Salvatore Cannavo: De mon point de vue, Negri est arrivé à cette conclusion politique incorrecte en appliquant son analyse de l'Empire, développée dans le livre qu'il a co-écrit avec Michael Hardt en 2001. Cette analyse peut certainement être attirante mais elle démontre ici ses insuffisances et ses limites.

Le raisonnement de Negri peut paraître pragmatique et concret. C'est pour cette raison qu'il a été encensé par des intellectuels français qui craignaient une victoire du "non" au référendum. Negri souligne qu'il est un "révolutionnaire réaliste". Ce "réalisme" est dicté par sa décision de prévenir le rejet de la constitution européenne.

Ce rejet, selon Negri, rendrait possible la victoire des intérêts de l'Empire. Ce dernier, pour Negri, est la nouvelle globalisation, la société capitaliste. Il voit l'Union européenne comme un "frein à l'idéologie de l'unilatéralisme économique qui est capitaliste, conservateur et réactionnaire. L'Europe peut devenir un contre-poids contre l'unilatéralisme des Etats-Unis, contre sa domination impérialiste, et sa croisade en Irak afin de dominer la production pétrolière".

Le rôle d'un tel frein ne peut être joué par ce que Negri appelle "cette merde de l'Etat-Nation destiné à disparaître". L'Europe serait au contraire l'instrument idéal, l'espace politique où l'Etat pourrait disparaître, et cela malgré le fait que la constitution, comme Negri l'admet lui-même, est néolibérale et ne peut représenter un modèle alternatif pour la société.

“Ce n'est pas le sujet” dit Negri, car la constitution serait un "pas" vers un Etat supra-national; "un nouveau pas vers un peu plus de fédéralisme bien que cette constitution ne soit pas assez fédéraliste". Ainsi, elle n'est qu'un instrument; "il faut être stupide, dit Negri, pour penser que l'on peut construire l'égalité comme base d'une constitution". Ce qui veut dire que si la France met la constitution en échec, c'est tout l'édifice européen qui s'effondrera, laissant l'Etat-Nation comme seul contre-poids à l'Empire. Un victoire du "non", selon lui, serait un retour au Moyen-Age.

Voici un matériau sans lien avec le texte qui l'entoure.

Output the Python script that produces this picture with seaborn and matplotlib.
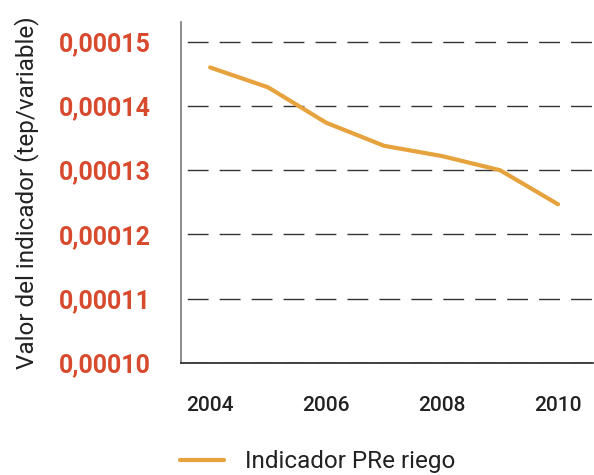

Le partisan du "non" serait consevateur et obscurantiste. Celui du “oui” est un "révolutionnaire réaliste". Un "oui" français consoliderait l'impulsion pour que l'Europe devienne un pouvoir politique, économique et militaire. Ce serait une construction lente, contradictoire, d'une entité supranationale plus fonctionnelle afin de contrer la globalisation moderne et, ainsi, de servir de contre-poids politique, économique (et militaire) à la superpuissance des Etats-Unis.

Si tel est le cas, alors l'analyse de l'Empire de Negri est plus que problématique. Selon cette analyse, le monde est gouverné par des réseaux de pouvoirs multinationaux qui transcendent ceux des Etats-Nations et des autres institutions existantes, telles que l'ONU. Ainsi, le mouvement d'opposition à l'Empire ne peut se baser sur les Etats, mais bien par un "exode" à ces derniers de la part de la "multitude" des gens qui s'opposent à ce pouvoir.

Le monde est effectivement étroitement enlacé par un dense réseau de connexions, mais cela n'est qu'une partie de la réalité. La guerre en Irak a démontré les limites d'un Empire avec majuscule et distinction d'origine. Les Etats-Unis sont revenus aux instruments traditionnels de son rôle impérialiste. La guerre a divisé l'Europe. Tout cela ne peut pas s'expliquer sous le terme de l'Empire.

Negri a alors argumenté que les Etats-Unis avaient effectué un virage à 180 degrés et effectué un "coup-d'Etat" contre l'Empire afin de satisfaire ses intérêts particuliers… Les théories de Negri se contredisent une fois de plus. L'Europe devrait faire partie du problème, mais elle serait désormais un frein à l'Empire. Ce dernier serait de nouveau les Etats-Unis et l'on minimise la nature capitaliste de l'Union européenne. Ce dont on ne tient pas compte ici c'est que l'adoption de la constitution serait favorable aux Etats-Unis car elle renforce le caractère le projet néolibéral européen.

Tout cela n'est finalement que le reflet d'une des options du mouvement ouvrier du XXe siècle et qui fut amplement débattu; une certaine idéologie qui pousse à soutenir l'élément le plus "progressiste" du capitalisme et qui n'a eu comme conclusion que de sacrifier ce mouvement ouvrier aux intérêt du "joueur" capitaliste le plus fort.

C'est ce qui est en jeux aujourd'hui en Europe. Une victoire du capitalisme européen n'est pas meilleur qu'une victoire du capitalisme étatsuniens.